The Hindu wrote that by calling for a “just and lasting peace in Ukraine,” India had agreed to criticize Russia! It headlined its coverage “Quad Foreign Ministers Take Aim at China, Russia.” The Indian Express claimed that by even mentioning Ukraine, the Quad was “sending a message” against “aggression.” And so forth with other coverage.

The final statement, in fact, does not even mention China by name, although it is riddled with the unmistakable key-and-code language used by the Anglosphere to attack China ("a free and open Indo-Pacific … challenges to the maritime rules-based order, including in the South and East China Seas,” etc.).

It is also obnoxious in its pretension that this rump caucus of countries called the Quad (formally the Quadrilateral Security Dialogue), created for geopolitical purposes, has the right and power to set the terms of relations between other Asian Pacific regional associations, such as ASEAN.

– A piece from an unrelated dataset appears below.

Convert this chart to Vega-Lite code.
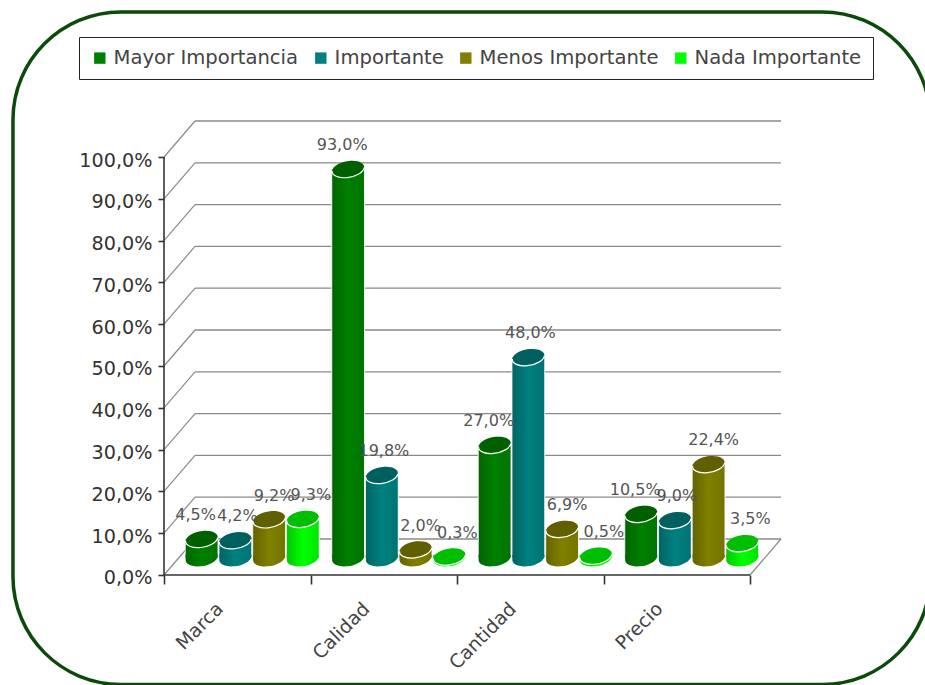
{
  "$schema": "https://vega.github.io/schema/vega-lite/v6.json",
  "width": 925,
  "height": 685,
  "padding": 0,
  "autosize": {"type": "none"},
  "background": "white",
  "config": {"view": {"stroke": null}, "font": "DejaVu Sans"},
  "datasets": {
    "importance": [
      {"criterio": "Marca", "nivel": "Mayor Importancia", "valor": 4.5},
      {"criterio": "Marca", "nivel": "Importante", "valor": 4.2},
      {"criterio": "Marca", "nivel": "Menos Importante", "valor": 9.2},
      {"criterio": "Marca", "nivel": "Nada Importante", "valor": 9.3},
      {"criterio": "Calidad", "nivel": "Mayor Importancia", "valor": 93.0},
      {"criterio": "Calidad", "nivel": "Importante", "valor": 19.8},
      {"criterio": "Calidad", "nivel": "Menos Importante", "valor": 2.0},
      {"criterio": "Calidad", "nivel": "Nada Importante", "valor": 0.3},
      {"criterio": "Cantidad", "nivel": "Mayor Importancia", "valor": 27.0},
      {"criterio": "Cantidad", "nivel": "Importante", "valor": 48.0},
      {"criterio": "Cantidad", "nivel": "Menos Importante", "valor": 6.9},
      {"criterio": "Cantidad", "nivel": "Nada Importante", "valor": 0.5},
      {"criterio": "Precio", "nivel": "Mayor Importancia", "valor": 10.5},
      {"criterio": "Precio", "nivel": "Importante", "valor": 9.0},
      {"criterio": "Precio", "nivel": "Menos Importante", "valor": 22.4},
      {"criterio": "Precio", "nivel": "Nada Importante", "valor": 3.5}
    ],
    "levels": [
      {"level": 0}, {"level": 10}, {"level": 20}, {"level": 30}, {"level": 40}, {"level": 50},
      {"level": 60}, {"level": 70}, {"level": 80}, {"level": 90}, {"level": 100}
    ]
  },
  "resolve": {"scale": {"x": "independent"}},
  "layer": [
    {
      "layer": [
        {
          "description": "Rounded outer frame, running past the right edge",
          "data": {"values": [{"frame": 1}]},
          "mark": {"type": "rect", "filled": false, "stroke": "#0c4a0c", "strokeWidth": 3.5, "cornerRadius": 108},
          "encoding": {
            "x": {"datum": -1.031, "type": "quantitative", "axis": null, "scale": {"domain": [-1.1195, 5.1945], "nice": false, "zero": false}},
            "x2": {"datum": 5.23},
            "y": {
              "datum": 134.7, "type": "quantitative", "title": null,
              "scale": {"domain": [-26.316, 137.56], "nice": false, "zero": false},
              "axis": {
                "orient": "left", "offset": -164, "values": [0, 10, 20, 30, 40, 50, 60, 70, 80, 90, 100],
                "grid": false, "domain": false, "tickSize": 6, "tickColor": "#333333", "tickWidth": 1.6,
                "labelFontSize": 19.2, "labelColor": "#333333", "labelPadding": 6, "labelOffset": 3, "title": null,
                "labelExpr": "replace(format(datum.value, '.1f'), '.', ',') + '%'"
              }
            },
            "y2": {"datum": -26.2}
          }
        },
        {
          "description": "Back wall grid",
          "data": {"name": "levels"},
          "mark": {"type": "rule", "stroke": "#8a8a8a", "strokeWidth": 1.3, "xOffset": 31, "x2Offset": 31, "yOffset": -36},
          "encoding": {
            "x": {"datum": 0, "type": "quantitative"},
            "x2": {"datum": 4},
            "y": {"field": "level", "type": "quantitative"}
          }
        },
        {
          "description": "Side wall grid",
          "data": {"name": "levels"},
          "mark": {"type": "rule", "stroke": "#8a8a8a", "strokeWidth": 1.2, "x2Offset": 31, "y2Offset": -36},
          "encoding": {
            "x": {"datum": 0, "type": "quantitative"},
            "x2": {"datum": 0},
            "y": {"field": "level", "type": "quantitative"},
            "y2": {"field": "level"}
          }
        },
        {
          "description": "Right floor edge",
          "data": {"values": [{"level": 0}]},
          "mark": {"type": "rule", "stroke": "#8a8a8a", "strokeWidth": 1.2, "x2Offset": 31, "y2Offset": -36},
          "encoding": {
            "x": {"datum": 4, "type": "quantitative"},
            "x2": {"datum": 4},
            "y": {"field": "level", "type": "quantitative"},
            "y2": {"field": "level"}
          }
        },
        {
          "description": "Front baseline",
          "data": {"values": [{"level": 0}]},
          "mark": {"type": "rule", "stroke": "#333333", "strokeWidth": 1.6},
          "encoding": {
            "x": {"datum": 0, "type": "quantitative"},
            "x2": {"datum": 4},
            "y": {"field": "level", "type": "quantitative"}
          }
        },
        {
          "description": "Value axis line",
          "data": {"values": [{"level": 0}]},
          "mark": {"type": "rule", "stroke": "#333333", "strokeWidth": 1.6},
          "encoding": {
            "x": {"datum": 0, "type": "quantitative"},
            "y": {"datum": 0, "type": "quantitative"},
            "y2": {"datum": 100}
          }
        }
      ]
    },
    {
      "data": {"name": "importance"},
      "encoding": {
        "x": {
          "field": "criterio", "type": "nominal", "sort": ["Marca", "Calidad", "Cantidad", "Precio"],
          "title": null,
          "scale": {"range": [179, 765], "paddingInner": 0, "paddingOuter": 0},
          "axis": {
            "orient": "bottom", "offset": -95, "translate": -14.5, "tickBand": "extent", "labelAngle": -45, "domain": false,
            "tickSize": 9, "tickColor": "#333333", "tickWidth": 1.6, "labelFontSize": 19, "labelColor": "#444444",
            "labelPadding": 15, "labelOffset": -24, "labelFont": "DejaVu Sans"
          }
        },
        "xOffset": {
          "field": "nivel", "type": "nominal",
          "sort": ["Mayor Importancia", "Importante", "Menos Importante", "Nada Importante"],
          "scale": {"paddingInner": 0.03, "paddingOuter": 0.187}
        },
        "y": {"field": "valor", "type": "quantitative", "title": null},
        "color": {
          "field": "nivel", "type": "nominal", "title": null,
          "sort": ["Mayor Importancia", "Importante", "Menos Importante", "Nada Importante"],
          "scale": {
            "domain": ["Mayor Importancia", "Importante", "Menos Importante", "Nada Importante"],
            "range": ["#008000", "#008080", "#808000", "#00ff00"]
          },
          "legend": {
            "orient": "none", "legendX": 79, "legendY": 37, "direction": "horizontal", "columns": 4,
            "symbolType": "square", "symbolSize": 130, "symbolStrokeWidth": 0, "symbolOpacity": 1,
            "labelFontSize": 19.6, "labelColor": "#444444", "labelFont": "DejaVu Sans", "labelOffset": 4,
            "columnPadding": 12, "padding": 11, "strokeColor": "#222222", "fillColor": "white",
            "labelLimit": 260
          }
        }
      },
      "layer": [
        {
          "description": "Cylinder body",
          "mark": {"type": "bar", "yOffset": -17, "y2Offset": -17, "stroke": "white", "strokeWidth": 1},
          "encoding": {"y2": {"datum": 0}}
        },
        {
          "description": "Cylinder shading",
          "mark": {"type": "bar", "yOffset": -17, "y2Offset": -17},
          "encoding": {"y2": {"datum": 0}, "color": {"value": null}, "fill": {
            "value": {
              "x1": 0, "x2": 1, "y1": 0, "y2": 0, "gradient": "linear",
              "stops": [
                {"offset": 0, "color": "rgba(0,0,0,0.22)"},
                {"offset": 0.5, "color": "rgba(0,0,0,0)"},
                {"offset": 1, "color": "rgba(0,0,0,0.1)"}
              ]
            }
          }}
        },
        {
          "description": "Rounded lower edge of the cylinder",
          "mark": {
            "type": "point", "filled": true, "opacity": 1, "size": 1024, "yOffset": -17,
            "shape": "M-1,-0.2L1,-0.2L1,-0.1A1,0.5,-10,0,1,-1,0.1Z"
          },
          "encoding": {"y": {"datum": 0, "type": "quantitative"}}
        },
        {
          "description": "Shading on the lower edge",
          "mark": {
            "type": "point", "filled": true, "opacity": 1, "size": 1024, "yOffset": -17,
            "shape": "M-1,-0.2L1,-0.2L1,-0.1A1,0.5,-10,0,1,-1,0.1Z"
          },
          "encoding": {"y": {"datum": 0, "type": "quantitative"}, "color": {"value": null}, "fill": {
            "value": {
              "x1": 0, "x2": 1, "y1": 0, "y2": 0, "gradient": "linear",
              "stops": [
                {"offset": 0, "color": "rgba(0,0,0,0.22)"},
                {"offset": 0.5, "color": "rgba(0,0,0,0)"},
                {"offset": 1, "color": "rgba(0,0,0,0.1)"}
              ]
            }
          }}
        },
        {
          "description": "Cylinder top",
          "mark": {
            "type": "point", "filled": true, "opacity": 1, "size": 1024, "yOffset": -17,
            "shape": "M-1,0.1A1,0.5,-10,1,1,1,-0.1A1,0.5,-10,1,1,-1,0.1Z"
          }
        },
        {
          "description": "Darker cap tone",
          "mark": {
            "type": "point", "filled": true, "opacity": 0.25, "size": 1024, "yOffset": -17,
            "shape": "M-1,0.1A1,0.5,-10,1,1,1,-0.1A1,0.5,-10,1,1,-1,0.1Z"
          },
          "encoding": {"color": {"value": "black"}}
        },
        {
          "description": "White rim on the cap front",
          "mark": {
            "type": "point", "filled": false, "opacity": 1, "size": 1024, "yOffset": -17, "strokeWidth": 1.2,
            "shape": "M-1,0.1A1,0.5,-10,0,0,1,-0.1"
          },
          "encoding": {"color": {"value": "white"}}
        },
        {
          "description": "Value labels, first series",
          "transform": [
            {"filter": "datum.nivel === 'Mayor Importancia'"},
            {"calculate": "replace(format(datum.valor, '.1f'), '.', ',') + '%'", "as": "etiqueta"}
          ],
          "mark": {"type": "text", "fontSize": 16, "dx": -6, "yOffset": -41},
          "encoding": {"text": {"field": "etiqueta"}, "color": {"value": "#555555"}}
        },
        {
          "description": "Value labels, second series",
          "transform": [
            {"filter": "datum.nivel === 'Importante'"},
            {"calculate": "replace(format(datum.valor, '.1f'), '.', ',') + '%'", "as": "etiqueta"}
          ],
          "mark": {"type": "text", "fontSize": 16, "dx": 2, "yOffset": -41},
          "encoding": {"text": {"field": "etiqueta"}, "color": {"value": "#555555"}}
        },
        {
          "description": "Value labels, third series",
          "transform": [
            {"filter": "datum.nivel === 'Menos Importante'"},
            {"calculate": "replace(format(datum.valor, '.1f'), '.', ',') + '%'", "as": "etiqueta"}
          ],
          "mark": {"type": "text", "fontSize": 16, "dx": 5, "yOffset": -41},
          "encoding": {"text": {"field": "etiqueta"}, "color": {"value": "#555555"}}
        },
        {
          "description": "Value labels, fourth series",
          "transform": [
            {"filter": "datum.nivel === 'Nada Importante'"},
            {"calculate": "replace(format(datum.valor, '.1f'), '.', ',') + '%'", "as": "etiqueta"}
          ],
          "mark": {"type": "text", "fontSize": 16, "dx": 8, "yOffset": -41},
          "encoding": {"text": {"field": "etiqueta"}, "color": {"value": "#555555"}}
        }
      ]
    }
  ]
}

China’s Global Times was not impressed. One Chinese expert, Lü Xiang, told the daily that the final joint statement reads like an “improvised document” issued in order to play up the QUAD over the G20, where the U.S. was unable to browbeat the Foreign Ministers into agreeing on a joint statement to its liking. Lu described the Quad statement as “full of clichés,” and noted that the reference to the Ukraine “conflict” rather than “invasion,” which had to be adopted for India to sign it, might anger Ukraine and other European allies, and “could damage the united front against Russia that the US wants to form.”